Harold Bradley learned early in life, through family lore, that one of his great-great granduncles was an Irish sea captain. Sadly, the family lore was scanty. All it offered was a name, William Kelly, and two intriguing, albumin photographic prints-one of a large man squeezed into an ornate Victorian armchair; another of the same man, just head and shoulders, his penetrating gaze fixed on a distant point. Bradley couldn't help but wonder: Where did Captain Kelly go and what did he do in the so-called golden age of sail?
After much determined sleuthing through historic newspapers, crew lists, ship logs, and other records including a passenger shipboard diary, the end result is SEAWARD, part biographical and historical memoir, part detective story. The book casts new light on Great Britain's 19th-century merchant navy-especially as the master mariners of one Irish family experienced this incomparable career.
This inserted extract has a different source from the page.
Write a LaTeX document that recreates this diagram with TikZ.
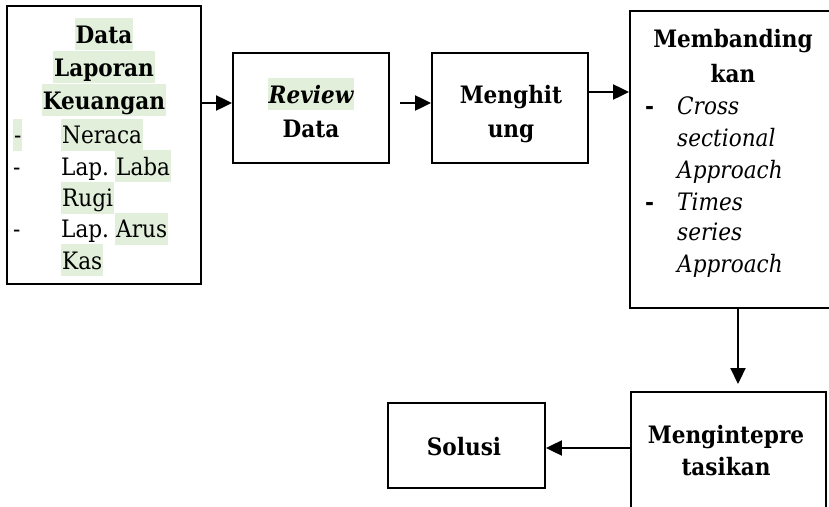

William Kelly (along with his younger brother, John) left wakes to trace and history to plumb, from Belfast and Liverpool to the Americas, British Guiana, Peru, India, Australia, and China. Their ships carried people with high hopes to far-flung destinations, while also moving agricultural produce and manufactured products around the world.
Readers of SEAWARD will come away with a better understanding of 19th-century commercial seafaring as a business, along with a greater appreciation of the transgenerational connections that bind us to our ancestors.
The ships are sailing. Let the stories begin.